On August 7, 2022, Call was claimed off waivers by the Washington Nationals. On August 19, he hit his first career major league home run, a two-run shot off of San Diego Padres closer Josh Hader. On September 8, he had four hits in five at bats, including a three-run home run, and five RBI in the Nationals 11–6 win over the St. Louis Cardinals. In 35 games for Washington, he had a slash line of .245/.330/.441 with five home runs and 13 RBI.

Call played in 128 games for the Nationals in 2023, hitting .200/.307/.307 with eight home runs, 38 RBIs, and nine stolen bases. He was optioned to the Triple–A Rochester Red Wings to begin the 2024 season, where he hit .222 with 11 homers and 52 RBI in 75 games. In 30 games with the Nationals he hit .343/.425/.525 with three home runs, 14 RBIs, and five stolen bases.

Call returned to the Nationals in 2025, playing in 72 games and hitting .274 with three home runs and 26 RBI.

=== Los Angeles Dodgers ===
On July 31, 2025, the Nationals traded Call to the Los Angeles Dodgers in exchange for Sean Paul Liñan and Eriq Swan. He played in 38 games for the Dodgers (primarily as the right handed part of a platoon with Michael Conforto) and batted .247 with two home runs and five RBI.

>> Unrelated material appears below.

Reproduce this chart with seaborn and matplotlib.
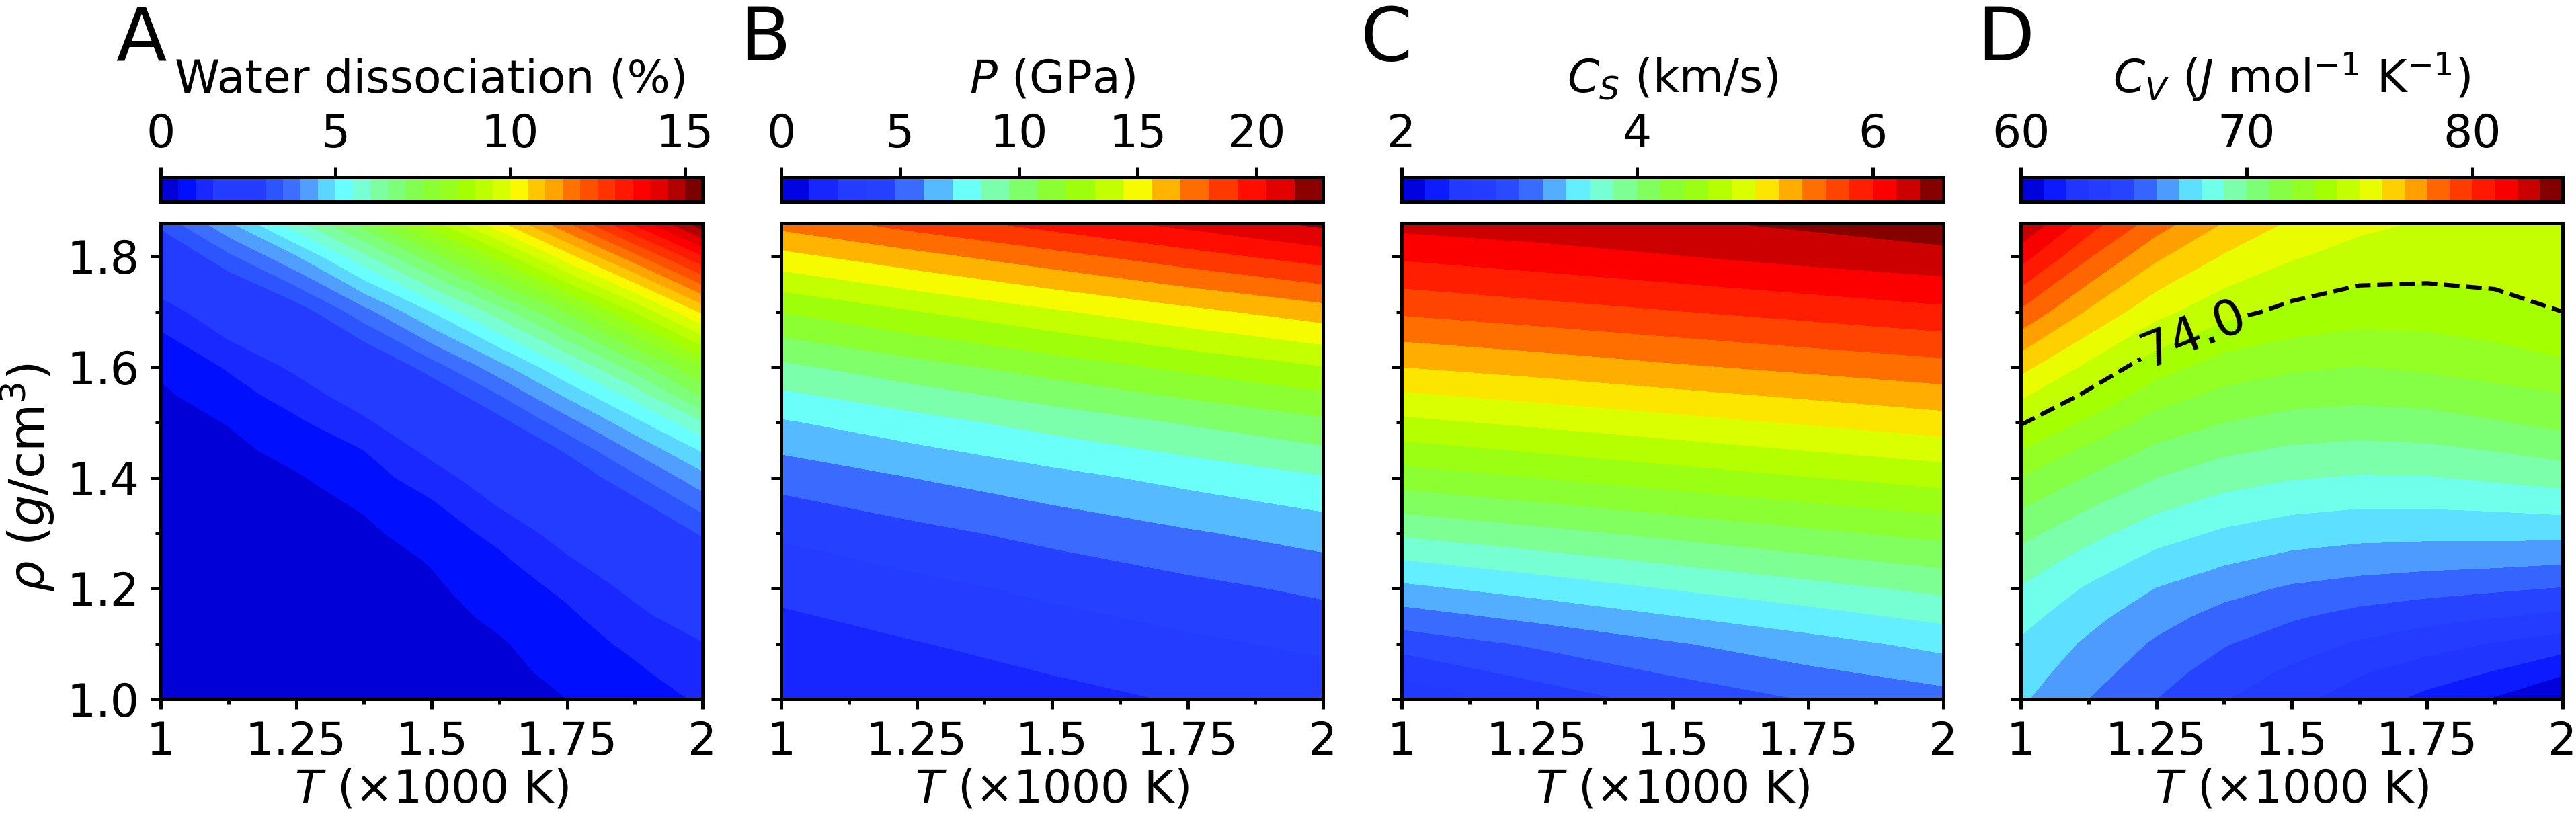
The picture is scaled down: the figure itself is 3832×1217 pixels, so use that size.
import numpy as np
import matplotlib
matplotlib.use('Agg')
import matplotlib.pyplot as plt
from matplotlib.colors import LinearSegmentedColormap
import seaborn as sns

# grids of the tables below
rho_fine = [1.0, 1.05, 1.1, 1.15, 1.2, 1.25, 1.3, 1.35, 1.4, 1.45, 1.5, 1.55, 1.6, 1.7, 1.8, 1.86]
rho_coarse = [1.0, 1.1, 1.2, 1.3, 1.4, 1.5, 1.6, 1.7, 1.8, 1.86]
T_fine = [1, 1.125, 1.25, 1.375, 1.5, 1.625, 1.75, 1.875, 2]
T_coarse = [1, 1.25, 1.5, 1.75, 2]

dissociation = [
    [0.03, 0.03, 0.05, 0.08, 0.15, 0.30, 0.50, 0.78, 1.06],
    [0.04, 0.04, 0.06, 0.10, 0.20, 0.37, 0.63, 0.92, 1.29],
    [0.05, 0.05, 0.07, 0.12, 0.25, 0.45, 0.77, 1.11, 1.47],
    [0.06, 0.06, 0.09, 0.16, 0.33, 0.60, 0.91, 1.36, 1.84],
    [0.07, 0.08, 0.12, 0.20, 0.42, 0.75, 1.10, 1.64, 2.19],
    [0.10, 0.11, 0.17, 0.29, 0.53, 0.90, 1.42, 1.96, 2.59],
    [0.12, 0.15, 0.22, 0.40, 0.73, 1.14, 1.75, 2.36, 3.06],
    [0.16, 0.20, 0.32, 0.55, 0.92, 1.53, 2.12, 2.81, 3.67],
    [0.20, 0.28, 0.45, 0.78, 1.25, 1.88, 2.56, 3.39, 4.32],
    [0.25, 0.38, 0.66, 1.00, 1.65, 2.31, 3.07, 4.07, 5.06],
    [0.30, 0.52, 0.91, 1.40, 2.03, 2.81, 3.79, 4.84, 5.94],
    [0.42, 0.78, 1.24, 1.81, 2.55, 3.50, 4.60, 5.72, 7.10],
    [0.58, 1.05, 1.61, 2.30, 3.24, 4.30, 5.48, 6.71, 8.02],
    [1.22, 1.96, 2.68, 3.80, 5.00, 6.25, 7.55, 9.02, 10.59],
    [2.30, 3.38, 4.45, 5.87, 7.28, 8.67, 10.28, 11.83, 13.45],
    [3.15, 4.42, 5.84, 7.23, 8.78, 10.38, 11.95, 13.60, 15.35],
]
pressure = [
    [1.30, 1.70, 2.05, 2.50, 2.80],
    [1.85, 2.35, 2.85, 3.35, 3.85],
    [2.68, 3.25, 3.86, 4.45, 5.04],
    [3.77, 4.47, 5.16, 5.85, 6.51],
    [5.23, 6.02, 6.80, 7.56, 8.30],
    [7.05, 7.95, 8.85, 9.70, 10.52],
    [9.32, 10.35, 11.33, 12.27, 13.15],
    [12.03, 13.15, 14.22, 15.25, 16.23],
    [15.22, 16.40, 17.55, 18.70, 19.78],
    [17.25, 18.55, 19.70, 20.80, 21.90],
]
sound_speed = [
    [2.43, 2.69, 2.87, 3.01, 3.12],
    [2.88, 3.03, 3.18, 3.32, 3.46],
    [3.35, 3.48, 3.61, 3.73, 3.85],
    [3.83, 3.94, 4.05, 4.16, 4.26],
    [4.30, 4.40, 4.50, 4.59, 4.68],
    [4.75, 4.84, 4.93, 5.02, 5.11],
    [5.20, 5.28, 5.37, 5.45, 5.53],
    [5.63, 5.71, 5.79, 5.87, 5.95],
    [6.03, 6.11, 6.19, 6.27, 6.34],
    [6.27, 6.32, 6.37, 6.44, 6.52],
]
heat_cap = [
    [67.15, 66.00, 65.00, 64.05, 63.28, 62.50, 61.72, 60.90, 59.95],
    [67.51, 66.41, 65.42, 64.55, 63.83, 63.11, 62.52, 61.96, 61.19],
    [67.85, 66.82, 65.85, 65.07, 64.45, 63.87, 63.38, 62.93, 62.45],
    [68.36, 67.31, 66.38, 65.66, 65.13, 64.68, 64.35, 64.08, 63.78],
    [68.92, 67.86, 66.97, 66.34, 65.86, 65.58, 65.35, 65.15, 64.94],
    [69.58, 68.57, 67.67, 67.13, 66.70, 66.48, 66.37, 66.29, 66.15],
    [70.30, 69.33, 68.43, 67.84, 67.49, 67.30, 67.25, 67.28, 67.28],
    [71.10, 70.09, 69.23, 68.63, 68.25, 68.09, 68.10, 68.20, 68.37],
    [71.98, 70.90, 70.00, 69.41, 69.06, 68.90, 68.93, 69.15, 69.40],
    [72.98, 71.78, 70.80, 70.18, 69.84, 69.72, 69.79, 70.03, 70.38],
    [74.10, 72.80, 71.60, 71.00, 70.63, 70.50, 70.60, 70.92, 71.26],
    [75.17, 73.83, 72.47, 71.76, 71.40, 71.29, 71.40, 71.69, 71.96],
    [76.30, 74.76, 73.42, 72.51, 72.16, 71.96, 72.15, 72.42, 72.80],
    [78.83, 76.86, 75.30, 74.33, 73.74, 73.46, 73.47, 73.69, 74.00],
    [81.42, 79.09, 77.18, 75.90, 75.10, 74.60, 74.50, 74.45, 74.50],
    [82.95, 80.50, 78.50, 76.95, 75.85, 75.25, 74.90, 74.80, 74.75],
]

levels_a = np.arange(0, 15.51, 0.5)
levels_b = np.arange(0, 22.81, 1.2)
levels_c = np.arange(2, 6.61, 0.2)
levels_d = np.arange(60, 84.1, 1)

# the band colours of panel A, a washed out jet
band_colors = ['#0000d7', '#000fff', '#1928ff', '#233cff', '#233cff', '#233cff',
               '#2d55ff', '#3c6eff', '#50a0ff', '#5ad7ff', '#69ffff', '#78ffd2',
               '#7dffa0', '#7dff78', '#82ff50', '#8cff32', '#96ff1e', '#a5ff00',
               '#bdff00', '#d7ff00', '#fafa00', '#ffc800', '#ffa500', '#ff7300',
               '#ff5000', '#ff3200', '#ff1900', '#ff0000', '#e60000', '#b40000',
               '#7d0000']

sns.set_style('ticks')
plt.rcParams['font.family'] = 'DejaVu Sans'
plt.rcParams['mathtext.fontset'] = 'dejavusans'
plt.rcParams['axes.linewidth'] = 1.2
plt.rcParams['axes.edgecolor'] = 'black'
plt.rcParams['text.color'] = 'black'
plt.rcParams['axes.labelcolor'] = 'black'
plt.rcParams['xtick.color'] = 'black'
plt.rcParams['ytick.color'] = 'black'

W, H = 3832, 1217
FS = 16.3
n = len(band_colors)
stops = [(0, band_colors[0])] + [((k + .5) / n, c) for k, c in enumerate(band_colors)] + [(1, band_colors[-1])]
cmap = LinearSegmentedColormap.from_list('band_jet', stops, N=1024)
fig = plt.figure(figsize=(W / 300, H / 300), dpi=300)


def box(x0, x1, y0, y1):
    return [x0 / W, 1 - y1 / H, (x1 - x0) / W, (y1 - y0) / H]


panels = [
    ('A', 172, 239, T_fine, rho_fine, dissociation, levels_a, [0, 5, 10, 15], 'Water dissociation (%)'),
    ('B', 1100, 1162, T_coarse, rho_coarse, pressure, levels_b, [0, 5, 10, 15, 20], r'$P$ (GPa)'),
    ('C', 2024, 2085, T_coarse, rho_coarse, sound_speed, levels_c, [2, 4, 6], r'$C_S$ (km/s)'),
    ('D', 2941, 3006, T_fine, rho_fine, heat_cap, levels_d, [60, 70, 80],
     r'$C_V$ ($J$ mol$^{-1}$ K$^{-1}$)'),
]

for i, (letter, lx, x0, Ts, rhos, vals, levels, cticks, clabel) in enumerate(panels):
    ax = fig.add_axes(box(x0, x0 + 806, 332, 1040))
    cax = fig.add_axes(box(x0, x0 + 806, 264, 300))
    cs = ax.contourf(Ts, rhos, np.array(vals), levels=levels, cmap=cmap)
    ax.set_xlim(1, 2)
    ax.set_ylim(1, 1.86)
    ax.set_xticks([1, 1.25, 1.5, 1.75, 2])
    ax.set_xticklabels(['1', '1.25', '1.5', '1.75', '2'])
    ax.set_xticks([1.125, 1.375, 1.625, 1.875], minor=True)
    ax.set_yticks([1.0, 1.2, 1.4, 1.6, 1.8])
    ax.set_yticks([1.1, 1.3, 1.5, 1.7], minor=True)
    ax.tick_params(which='major', length=3.5, width=1.2, labelsize=FS, pad=4)
    ax.tick_params(which='minor', length=2, width=1.2)
    ax.set_xlabel(r'$T$ ($\times$1000 K)', fontsize=FS, labelpad=1)
    if i == 0:
        ax.set_ylabel(r'$\rho$ ($g$/cm$^3$)', fontsize=17.6)
        ax.yaxis.set_label_coords(-0.191, 0.465)
    else:
        ax.set_yticklabels([])

    cb = fig.colorbar(cs, cax=cax, orientation='horizontal')
    cb.set_ticks(cticks)
    cb.outline.set_linewidth(1.2)
    cax.xaxis.set_ticks_position('top')
    cax.xaxis.set_label_position('top')
    cax.tick_params(length=3.5, width=1.2, labelsize=FS, pad=4)
    cax.minorticks_off()
    cax.set_xlabel(clabel, fontsize=FS, labelpad=7)

    fig.text(lx / W, 1 - 90 / H, letter, fontsize=26.5, ha='left', va='baseline')

    if letter == 'D':
        line = ax.contour(Ts, rhos, np.array(vals), levels=[74.0], colors='k',
                          linestyles='--', linewidths=1.5)
        ax.clabel(line, fmt='%.1f', fontsize=17.5, manual=[(1.32, 1.655)], inline=True)

fig.savefig('out.png', dpi=300)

Call appeared in seven games in the 2025 postseason. He appeared as a pinch-hitter in the seventh inning of the first game of the Wild Card Series and hit an RBI single; He started two games in the Division Series and had two hits in two at-bats with two walks before being replaced in each game; he had one at-bat in the National League Championship Series. In the 2025 World Series, he pinch-hit for Andy Pages in the 13th inning of the 18-inning third game and wound up with one hit in three at-bats in the game; in Game 4, he was hitless in two at-bats after also replacing Pages; and he started Game 5 and was hitless in two at-bats with one walk.